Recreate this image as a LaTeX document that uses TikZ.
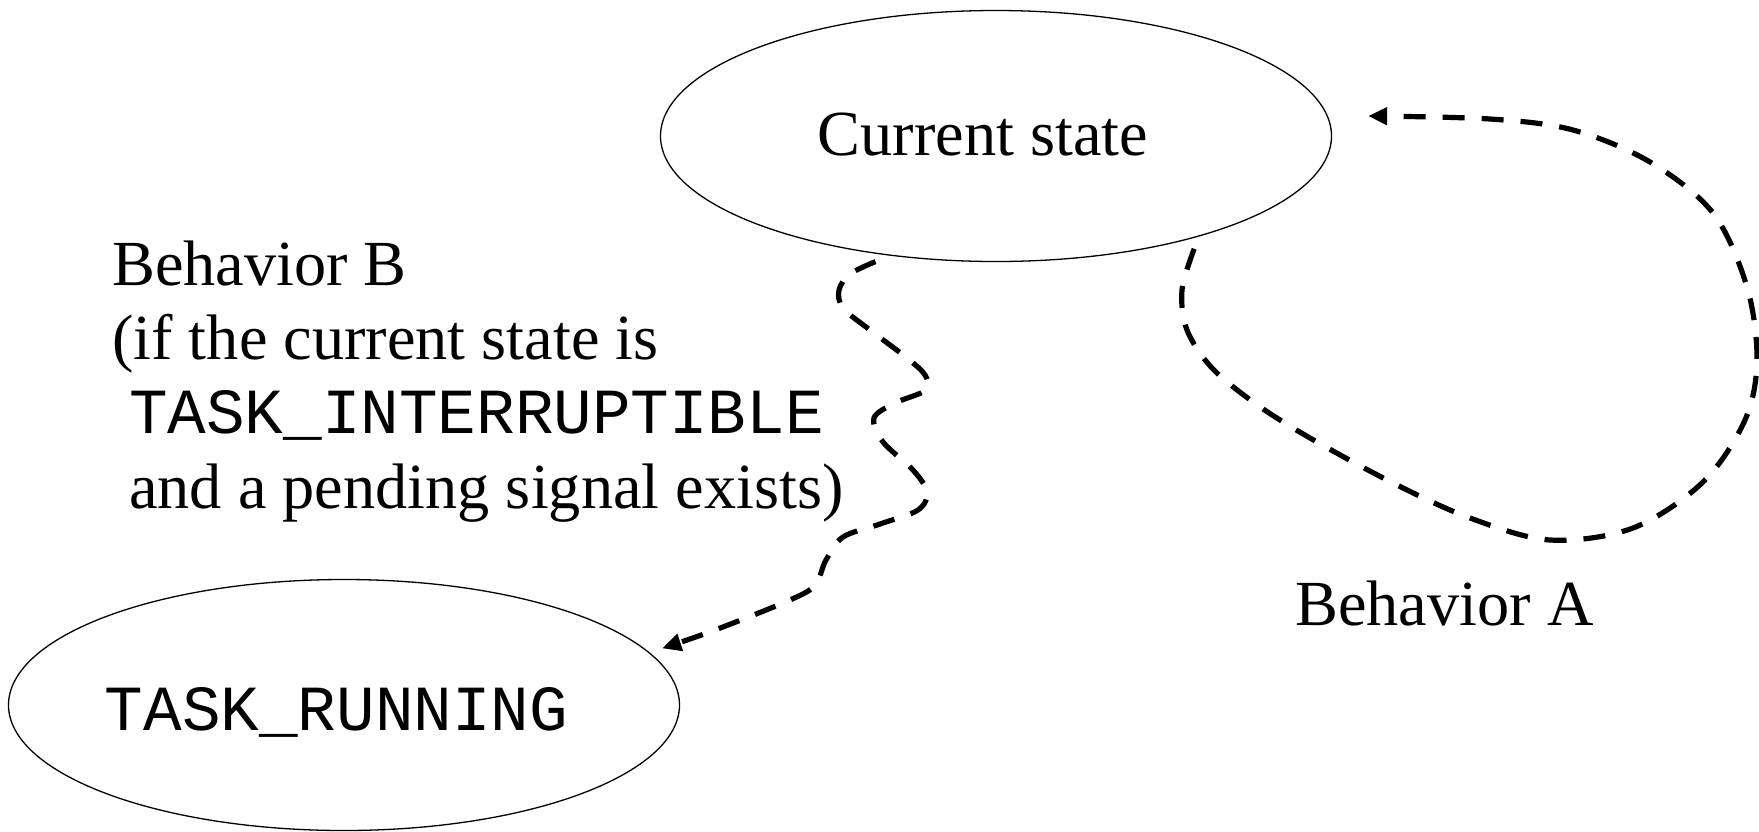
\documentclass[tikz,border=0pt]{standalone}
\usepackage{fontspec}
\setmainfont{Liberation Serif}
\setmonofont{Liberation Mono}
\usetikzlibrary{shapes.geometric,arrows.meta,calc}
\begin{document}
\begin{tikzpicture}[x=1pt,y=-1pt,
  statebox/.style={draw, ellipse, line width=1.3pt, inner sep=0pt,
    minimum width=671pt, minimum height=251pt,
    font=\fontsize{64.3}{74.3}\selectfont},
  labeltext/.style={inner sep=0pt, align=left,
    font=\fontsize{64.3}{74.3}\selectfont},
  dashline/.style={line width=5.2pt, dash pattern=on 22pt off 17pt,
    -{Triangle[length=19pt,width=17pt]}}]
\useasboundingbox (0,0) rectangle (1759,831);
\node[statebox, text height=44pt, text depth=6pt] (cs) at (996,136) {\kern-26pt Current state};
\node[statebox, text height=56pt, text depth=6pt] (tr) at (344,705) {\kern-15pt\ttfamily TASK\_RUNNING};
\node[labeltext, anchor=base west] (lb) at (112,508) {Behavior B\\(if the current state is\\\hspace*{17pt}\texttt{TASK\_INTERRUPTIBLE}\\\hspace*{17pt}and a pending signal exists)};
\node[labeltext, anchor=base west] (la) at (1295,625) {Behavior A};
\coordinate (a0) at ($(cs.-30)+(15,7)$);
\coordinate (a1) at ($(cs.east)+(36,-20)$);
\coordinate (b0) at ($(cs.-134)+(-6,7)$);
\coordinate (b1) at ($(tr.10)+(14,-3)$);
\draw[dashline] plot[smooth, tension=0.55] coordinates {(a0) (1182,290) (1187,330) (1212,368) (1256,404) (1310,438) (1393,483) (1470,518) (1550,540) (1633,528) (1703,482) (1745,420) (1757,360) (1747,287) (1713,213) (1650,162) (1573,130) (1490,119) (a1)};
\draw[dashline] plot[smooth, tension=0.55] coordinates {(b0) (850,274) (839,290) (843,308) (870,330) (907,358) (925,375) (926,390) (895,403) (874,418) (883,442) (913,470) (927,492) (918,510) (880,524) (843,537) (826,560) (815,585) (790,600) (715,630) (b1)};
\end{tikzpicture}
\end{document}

:::::

**What is being asked**
Make an exact copy of the data above, pictures excluded.

**Output for this exercise**
Recreate this image as a LaTeX document that uses TikZ.
\documentclass[tikz,border=0pt]{standalone}
\usepackage{fontspec}
\setmainfont{Liberation Serif}
\setmonofont{Liberation Mono}
\usetikzlibrary{shapes.geometric,arrows.meta,calc}
\begin{document}
\begin{tikzpicture}[x=1pt,y=-1pt,
  statebox/.style={draw, ellipse, line width=1.3pt, inner sep=0pt,
    minimum width=671pt, minimum height=251pt,
    font=\fontsize{64.3}{74.3}\selectfont},
  labeltext/.style={inner sep=0pt, align=left,
    font=\fontsize{64.3}{74.3}\selectfont},
  dashline/.style={line width=5.2pt, dash pattern=on 22pt off 17pt,
    -{Triangle[length=19pt,width=17pt]}}]
\useasboundingbox (0,0) rectangle (1759,831);
\node[statebox, text height=44pt, text depth=6pt] (cs) at (996,136) {\kern-26pt Current state};
\node[statebox, text height=56pt, text depth=6pt] (tr) at (344,705) {\kern-15pt\ttfamily TASK\_RUNNING};
\node[labeltext, anchor=base west] (lb) at (112,508) {Behavior B\\(if the current state is\\\hspace*{17pt}\texttt{TASK\_INTERRUPTIBLE}\\\hspace*{17pt}and a pending signal exists)};
\node[labeltext, anchor=base west] (la) at (1295,625) {Behavior A};
\coordinate (a0) at ($(cs.-30)+(15,7)$);
\coordinate (a1) at ($(cs.east)+(36,-20)$);
\coordinate (b0) at ($(cs.-134)+(-6,7)$);
\coordinate (b1) at ($(tr.10)+(14,-3)$);
\draw[dashline] plot[smooth, tension=0.55] coordinates {(a0) (1182,290) (1187,330) (1212,368) (1256,404) (1310,438) (1393,483) (1470,518) (1550,540) (1633,528) (1703,482) (1745,420) (1757,360) (1747,287) (1713,213) (1650,162) (1573,130) (1490,119) (a1)};
\draw[dashline] plot[smooth, tension=0.55] coordinates {(b0) (850,274) (839,290) (843,308) (870,330) (907,358) (925,375) (926,390) (895,403) (874,418) (883,442) (913,470) (927,492) (918,510) (880,524) (843,537) (826,560) (815,585) (790,600) (715,630) (b1)};
\end{tikzpicture}
\end{document}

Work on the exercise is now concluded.